According to Management by Robbins and Coulter (14th edition),

Disruptive innovation. Innovations in products, services, or processes that radically change an industry's rules of the game.

According to the Corporate Strategy by Lynch (4th edition),

Disruptive innovation. This takes an existing market and identifies existing technologies that will offer simpler, less expensive products or services than have been offered previously. See also Innovation.

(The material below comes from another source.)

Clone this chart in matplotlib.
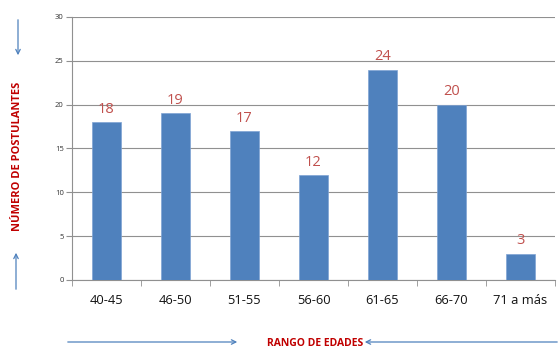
import matplotlib
matplotlib.use("Agg")
import matplotlib.pyplot as plt
import numpy as np

categories = ["40-45", "46-50", "51-55", "56-60", "61-65", "66-70", "71 a más"]
values = [18, 19, 17, 12, 24, 20, 3]
yticks = [0, 5, 10, 15, 20, 25, 30]

plt.rcParams['font.family'] = ['Open Sans', 'DejaVu Sans']

fig = plt.figure(figsize=(5.6, 3.49), dpi=100)
ax = fig.add_axes([72/560, 1-280/349, 483/560, 263/349])

x = np.arange(len(categories))
bars = ax.bar(x, values, width=0.41, color="#4F81BD", edgecolor="#7FA3D3", linewidth=0.5, zorder=3)
for xi, v in zip(x, values):
    ax.text(xi, v + 0.6, str(v), ha="center", va="bottom", color="#C0504D", fontsize=10.5)

ax.set_xlim(-0.5, len(categories) - 0.5)
ax.set_ylim(0, 30)
ax.set_yticks(yticks)
ax.set_yticklabels([str(t) for t in yticks], fontsize=5.5, color="#333333")
ax.yaxis.grid(True, color="#909090", linewidth=0.8, zorder=0)
ax.set_xticks(x)
ax.set_xticklabels(categories, fontsize=9.3, color="#111111")
ax.set_xticks(np.arange(len(categories) + 1) - 0.5, minor=True)
ax.tick_params(axis="x", which="major", length=0, pad=10)
ax.tick_params(axis="x", which="minor", length=4, color="#909090")
ax.tick_params(axis="y", length=4, color="#909090", pad=2)
for s in ["top", "right"]:
    ax.spines[s].set_visible(False)
ax.spines["left"].set_color("#909090")
ax.spines["bottom"].set_color("#909090")

arrow_kw = dict(arrowstyle="->", color="#4F81BD", lw=0.9, mutation_scale=8)
def fig_arrow(x0, y0, x1, y1):
    ax.annotate("", xy=(x1/560, 1-y1/349), xytext=(x0/560, 1-y0/349),
                xycoords="figure fraction", textcoords="figure fraction",
                arrowprops=arrow_kw, annotation_clip=False)

fig_arrow(18, 17, 18, 58)
fig_arrow(16, 292, 16, 250)
fig_arrow(65, 342, 240, 342)
fig_arrow(560, 342, 362, 342)

fig.text(18/560, 1-156/349, "NÚMERO DE POSTULANTES", rotation=90, ha="center", va="center",
         color="#C00000", fontsize=8, fontweight="bold")
fig.text(315/560, 1-343.5/349, "RANGO DE EDADES", ha="center", va="center",
         color="#C00000", fontsize=7.5, fontweight="bold")

fig.savefig("out.png", dpi=100)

An innovation or technology is disruptive when it "disrupts" an existing market by doing things such as: challenging the prices in the market, displacing an old technology, or changing the market audience. “An innovation that helps create a new market and value network, and eventually goes on to disrupt an existing market and value network (over a few years or decades), displacing an earlier technology. The term is used in business and technology literature to describe innovations that improve a product or service in ways that the market does not expect, typically first by designing for a different set of consumers in the new market and later by lowering prices in the existing market.” (Source: Wikipedia) The term ‘disruptive technologies’ was coined by Clayton M. Christensen and articulated in his book The Innovator’s Dilemma. The term ‘disruption’ is now often used by startups to describe any product or idea that may change existing markets or products (planned or unplanned). However to be used correctly it should link to Christensen's original theory. The confusion is best explained here. An example is the disruption Wikipedia caused to the Encyclopedia market.